I just started a new full build using `-c` option.


----------



## SirDice (Oct 23, 2017)

yelin said:


> I just started a new full build using  -c option.


That's typically what I do if I get weird dependency errors. Most of the time poudriere correctly rebuilds what's needed but sometimes it seems to fail to see what's been changed. Doing a full rebuild every now and then usually solves it.


----------



## yelin (Oct 23, 2017)

Well, the problem persists after a full rebuild.
I forced the jail to reinstall the packages with `pkg upgrade -f`, is it correct ?


----------



## pinchuk (Dec 9, 2017)

Hi Yelin, 

I face exactly the same problem, also in a jail trying to install dovecot. I wonder if you find in the meantime a solution.

Thanks


----------



## SirDice (Dec 11, 2017)

pinchuk said:


> I face exactly the same problem, also in a jail trying to install dovecot. I wonder if you find in the meantime a solution.


The solution is to update the _jail_.


----------



## hedwards (Dec 12, 2017)

SirDice said:


> The solution is to update the _jail_.


Didn't work for me. I think right now the port utilities are just broken and it may take some time for these bugs to get fixed.

I had this same error with fdatasync and Firefox and the only thing that's worked is manually building the port from the system ports tree and installing that in place of the version that I got from poudiere. I had the same problem with png insisting upon using an older version of zlib.

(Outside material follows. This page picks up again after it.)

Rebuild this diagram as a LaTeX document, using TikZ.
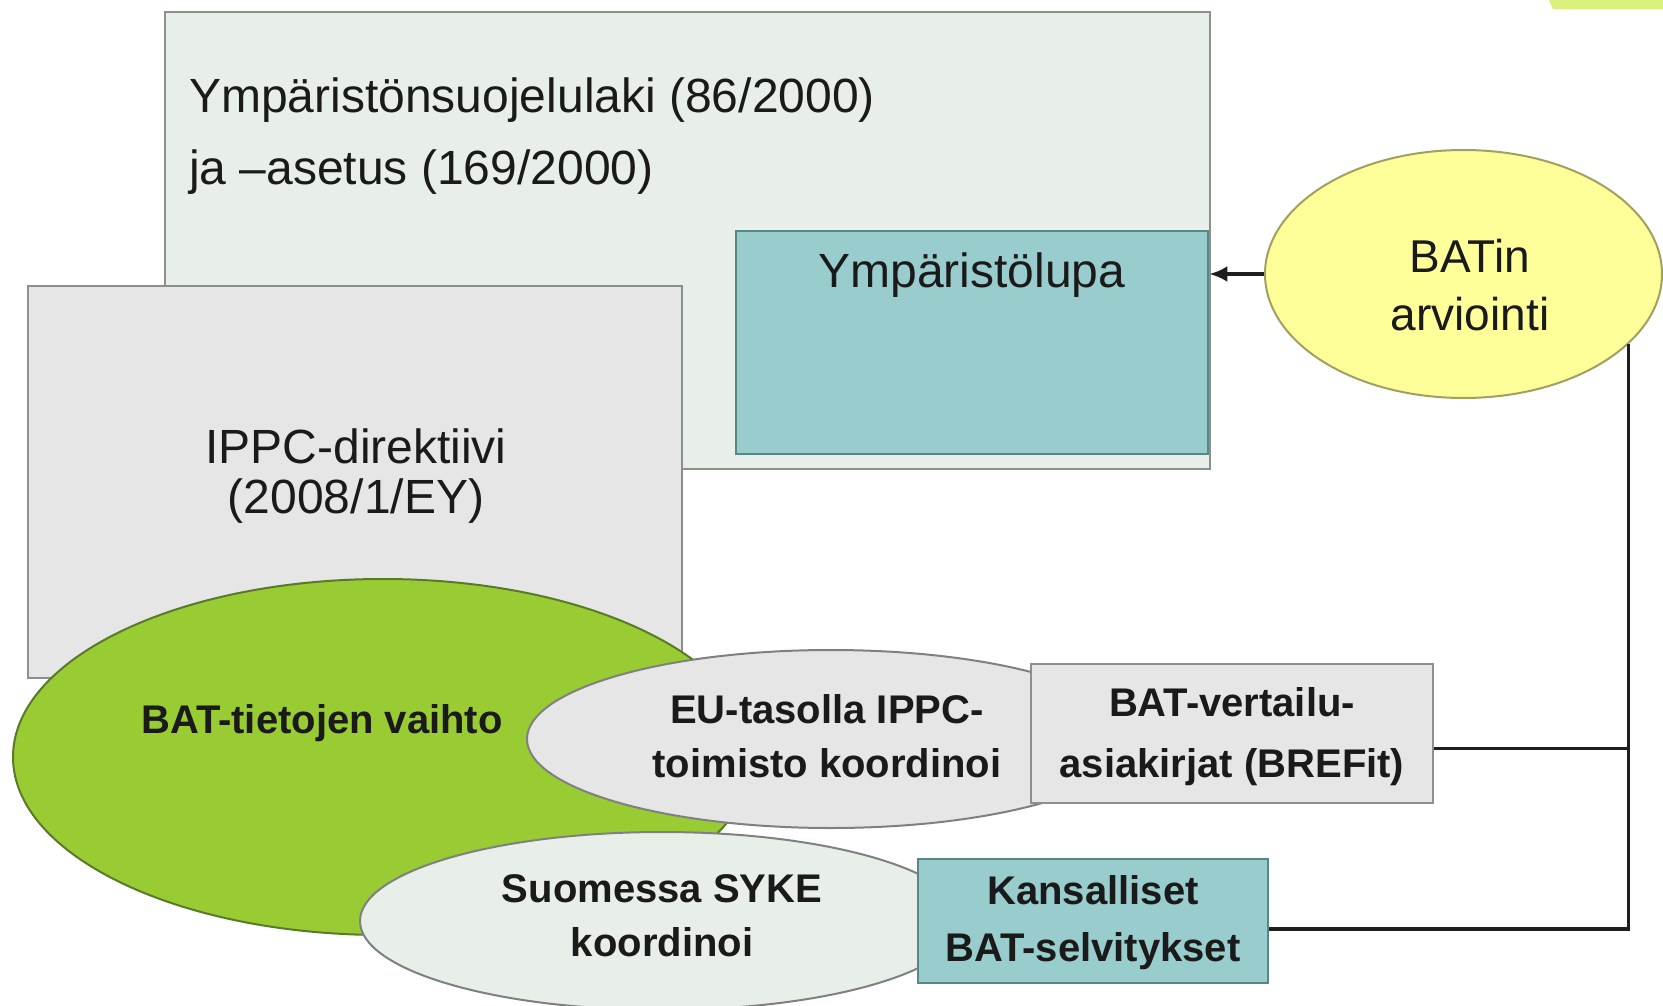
\documentclass[tikz,border=0pt]{standalone}
\usepackage{fontspec}
\setmainfont{Liberation Sans}
\usetikzlibrary{shapes.geometric,arrows.meta}
\definecolor{lawfill}{HTML}{E8EEE8}
\definecolor{lawline}{HTML}{8A928A}
\definecolor{tealfill}{HTML}{99CCCC}
\definecolor{tealline}{HTML}{5A8686}
\definecolor{greyfill}{HTML}{E6E6E6}
\definecolor{greyline}{HTML}{8E8E8E}
\definecolor{greenfill}{HTML}{99CC33}
\definecolor{greenline}{HTML}{5A7A2A}
\definecolor{yellowfill}{HTML}{FFFF99}
\definecolor{yellowline}{HTML}{A0A060}
\definecolor{patchfill}{HTML}{D9F07A}
\definecolor{ink}{HTML}{1A1A1A}
\definecolor{wire}{HTML}{1E1E1E}
\begin{document}
\begin{tikzpicture}[x=1pt,y=-1pt,
  box/.style={draw, line width=2.4pt, inner sep=0pt, anchor=north west},
  oval/.style={ellipse, draw, line width=2pt, inner sep=0pt},
  lbl/.style={inner sep=0pt, align=center, text=ink},
  big/.style={font=\fontsize{48}{#1}\selectfont},
  bld/.style={font=\fontsize{40}{#1}\selectfont\bfseries},
  conn/.style={line width=3.5pt, draw=wire}]
\fill[white] (0,0) rectangle (1663,1006);
\useasboundingbox (0,0) rectangle (1663,1006);
\fill[patchfill] (1549,0) -- (1553,9) -- (1663,9) -- (1663,0) -- cycle;

% law box
\node[box, fill=lawfill, draw=lawline, minimum width=1045pt, minimum height=457pt] (law) at (164,11) {};
\node[lbl, anchor=west, align=left, big=72] (lawtext) at (189,136.5)
  {Ympäristönsuojelulaki (86/2000)\\ja –asetus (169/2000)};

% permit box
\node[box, fill=tealfill, draw=tealline, minimum width=472pt, minimum height=223pt] (lupa) at (735,230) {};
\node[lbl, anchor=base, big=58] (lupatext) at (972,287) {Ympäristölupa};

% IPPC box
\node[box, fill=greyfill, draw=greyline, minimum width=654pt, minimum height=392pt] (ippc) at (27,285) {};
\node[lbl, big=50] (ippctext) at (356,476) {IPPC-direktiivi\\(2008/1/EY)};

% green ellipse
\node[oval, fill=greenfill, draw=greenline, minimum width=740pt, minimum height=356pt] (vaihto) at (383,757) {};
\node[lbl, anchor=base, bld=48] (vaihtotext) at (322,733) {BAT-tietojen vaihto};

% EU ellipse
\node[oval, fill=greyfill, draw=gray, minimum width=608pt, minimum height=178pt] (eu) at (831,739) {};
\node[lbl, bld=54] (eutext) at (827,736) {EU-tasolla IPPC-\\toimisto koordinoi};

% BREF box
\node[box, fill=greyfill, draw=greyline, minimum width=402pt, minimum height=139pt] (bref) at (1030,663) {};
\node[lbl, bld=61] (breftext) at (1232,737) {BAT-vertailu-\\asiakirjat (BREFit)};

% SYKE ellipse
\node[oval, fill=lawfill, draw=gray, minimum width=604pt, minimum height=178pt] (syke) at (662,921) {};
\node[lbl, bld=54] (syketext) at (662,916) {Suomessa SYKE\\koordinoi};

% national box
\node[box, fill=tealfill, draw=tealline, minimum width=350pt, minimum height=124pt] (kans) at (917,858) {};
\node[lbl, bld=57] (kanstext) at (1093,923) {Kansalliset\\BAT-selvitykset};

% BAT assessment ellipse
\node[oval, fill=yellowfill, draw=yellowline, minimum width=397pt, minimum height=248pt] (bat) at (1463.5,274) {};
\node[lbl, font=\fontsize{46}{58}\selectfont] (battext) at (1470,285.5) {BATin\\arviointi};

% connectors
\draw[conn, -{Latex[length=18pt,width=16pt]}] (bat.west) -- (bat.west -| lupa.east);
\draw[conn] (bat.-23.6) |- ([yshift=-8pt]kans.east);
\draw[conn] ([yshift=-15pt]bref.east) -- ([yshift=-15pt]bref.east -| bat.-23.6);
\end{tikzpicture}
\end{document}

Ultimately uninstalling the poudiere built version of sqlite3 and installing the version built with just make seems to have fixed the problem, but I'm at a loss as to why, even after nuking and building a new build environment poudiere still built a version that doesn't work.


----------



## SirDice (Dec 12, 2017)

It works just fine with Poudriere. If you get messed up dependencies do a full run (bulk -c) to rebuild _everything_ from scratch. And make sure your Poudriere jails are 11.1 (and updated to the latest patch level).


----------



## hedwards (Dec 12, 2017)

SirDice said:


> It works just fine with Poudriere. If you get messed up dependencies do a full run (bulk -c) to rebuild _everything_ from scratch. And make sure your Poudriere jails are 11.1 (and updated to the latest patch level).


I'll give that a shot, but I started with a completely new jail and it failed anyways, so I'm at a loss as to why doing this would give me a different result.

EDIT: Definitely didn't change anything. sqlite3 still had to be reinstalled manually after the fact to get the error to go away. Not sure why, but it's definitely not as simple as just refreshing the jail.


----------